People sometimes assume because California is a U.S. state, our identity as Californians implies that we also automatically identify as Americans. But this isn’t always true. Some Californians identify more as Californians than Americans, going so far as to introduce themselves as Californians when they travel abroad.

But we haven’t had much data on this phenomenon until now, when a recent poll (almost) asked Californians whether they feel more American, or more Californian. The June 2023 California Community Poll asked 800 Californians whether several things were important to their identity, including “being American” and “living in California.”

Granted, “living in California” might be an imperfect proxy for “being Californian.” And there are other reasons to take this poll’s approach with a grain of salt; for example only, only 48% of respondents said their gender identity was important to… their identity. But this is the data we have, so let’s see what we can learn from it.

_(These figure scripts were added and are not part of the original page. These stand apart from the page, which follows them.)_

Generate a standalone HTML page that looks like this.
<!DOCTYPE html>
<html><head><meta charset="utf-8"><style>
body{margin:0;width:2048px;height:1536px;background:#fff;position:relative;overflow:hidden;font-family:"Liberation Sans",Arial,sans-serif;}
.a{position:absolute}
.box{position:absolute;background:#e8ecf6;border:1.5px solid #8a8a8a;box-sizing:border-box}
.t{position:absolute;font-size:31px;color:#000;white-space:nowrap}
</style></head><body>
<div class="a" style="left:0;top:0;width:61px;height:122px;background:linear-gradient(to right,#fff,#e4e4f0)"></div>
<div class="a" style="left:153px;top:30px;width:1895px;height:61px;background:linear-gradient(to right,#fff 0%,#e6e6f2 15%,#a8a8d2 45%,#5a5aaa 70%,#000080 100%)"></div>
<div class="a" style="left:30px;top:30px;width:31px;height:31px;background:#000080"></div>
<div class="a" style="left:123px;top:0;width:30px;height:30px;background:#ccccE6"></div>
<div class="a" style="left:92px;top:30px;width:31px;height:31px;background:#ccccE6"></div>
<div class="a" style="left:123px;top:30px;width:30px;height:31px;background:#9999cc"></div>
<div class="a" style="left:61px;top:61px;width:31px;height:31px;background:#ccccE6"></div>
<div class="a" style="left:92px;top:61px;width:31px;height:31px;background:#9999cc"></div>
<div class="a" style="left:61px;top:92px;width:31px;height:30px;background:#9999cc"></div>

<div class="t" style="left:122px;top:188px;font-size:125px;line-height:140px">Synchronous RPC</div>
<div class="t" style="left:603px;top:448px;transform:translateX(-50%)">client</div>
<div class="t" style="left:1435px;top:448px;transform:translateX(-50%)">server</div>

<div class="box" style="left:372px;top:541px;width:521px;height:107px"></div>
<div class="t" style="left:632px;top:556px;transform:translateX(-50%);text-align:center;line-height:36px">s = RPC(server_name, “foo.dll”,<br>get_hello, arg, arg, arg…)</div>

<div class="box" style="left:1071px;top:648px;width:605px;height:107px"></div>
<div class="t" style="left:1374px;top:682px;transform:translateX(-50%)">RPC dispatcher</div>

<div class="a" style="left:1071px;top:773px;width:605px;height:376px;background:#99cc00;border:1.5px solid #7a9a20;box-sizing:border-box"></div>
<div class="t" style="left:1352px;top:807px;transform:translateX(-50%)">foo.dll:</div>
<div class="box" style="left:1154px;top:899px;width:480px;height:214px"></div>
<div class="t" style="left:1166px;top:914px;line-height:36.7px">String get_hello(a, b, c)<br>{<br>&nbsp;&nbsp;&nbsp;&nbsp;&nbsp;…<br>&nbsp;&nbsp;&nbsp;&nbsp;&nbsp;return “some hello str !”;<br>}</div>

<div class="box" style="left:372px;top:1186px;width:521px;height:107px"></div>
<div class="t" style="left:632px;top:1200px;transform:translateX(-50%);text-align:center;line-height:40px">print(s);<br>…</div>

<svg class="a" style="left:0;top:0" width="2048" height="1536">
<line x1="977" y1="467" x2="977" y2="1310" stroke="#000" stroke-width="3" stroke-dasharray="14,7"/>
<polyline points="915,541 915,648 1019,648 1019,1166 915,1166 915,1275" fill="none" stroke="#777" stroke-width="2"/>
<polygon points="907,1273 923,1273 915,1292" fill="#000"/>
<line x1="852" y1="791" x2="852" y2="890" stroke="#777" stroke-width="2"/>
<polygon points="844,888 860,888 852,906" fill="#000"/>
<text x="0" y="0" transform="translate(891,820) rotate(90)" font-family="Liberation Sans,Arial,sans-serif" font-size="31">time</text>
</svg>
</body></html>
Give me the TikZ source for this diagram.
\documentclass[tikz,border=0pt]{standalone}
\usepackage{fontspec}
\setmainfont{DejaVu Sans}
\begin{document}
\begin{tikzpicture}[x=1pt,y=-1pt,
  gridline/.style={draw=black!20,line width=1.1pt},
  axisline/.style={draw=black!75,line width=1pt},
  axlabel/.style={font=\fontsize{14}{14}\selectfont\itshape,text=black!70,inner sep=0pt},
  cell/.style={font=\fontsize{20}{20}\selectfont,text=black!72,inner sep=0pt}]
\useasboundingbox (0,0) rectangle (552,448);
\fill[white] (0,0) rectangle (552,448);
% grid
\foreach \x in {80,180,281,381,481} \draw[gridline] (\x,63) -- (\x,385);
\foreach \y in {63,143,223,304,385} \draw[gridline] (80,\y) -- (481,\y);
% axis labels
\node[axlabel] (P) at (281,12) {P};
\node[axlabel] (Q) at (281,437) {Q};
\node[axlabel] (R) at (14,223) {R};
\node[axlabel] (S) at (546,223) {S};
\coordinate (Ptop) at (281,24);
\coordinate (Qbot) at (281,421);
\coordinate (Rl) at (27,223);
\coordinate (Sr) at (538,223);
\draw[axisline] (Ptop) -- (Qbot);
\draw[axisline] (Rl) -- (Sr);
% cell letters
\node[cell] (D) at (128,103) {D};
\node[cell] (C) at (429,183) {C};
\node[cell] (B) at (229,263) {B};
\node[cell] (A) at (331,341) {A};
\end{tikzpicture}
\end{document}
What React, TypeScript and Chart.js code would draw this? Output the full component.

Looking at the topline numbers, it seems that overall, Californians find “being American” somewhat more important to them than “living in California.” 75% of California respondents said that “being an American” is important to their identity, whereas only 68% said “living in California” is.

However, looking at the crosstabs (where responses are broken down by demographic group) a more nuanced picture appears. The one factor that makes the most significant difference in whether people feel more American or more Californian is their political identity. Only 60% of Californians who self-identified as liberal said “being American” was important them them, compared to 90% of self-identified conservatives. The reverse is true for “living in California”: 80% of liberals, versus only 53% of conservatives. (Party registration has a similar but smaller effect.)

A couple of other demographics seem to have an effect only people’s sense of “being American” alone. Older Californians were more likely than younger ones to find “being American” important to their identity (87% of people 65 and older vs. 62% of people age 18-34). And Californians struggling to make ends meet felt a bit less American than the average Californian (68% vs. 75%).

Some demographic factors that didn’t seem to make a significant difference to either “being American” or “living in California” were: race, gender, level of education, or being born in the U.S.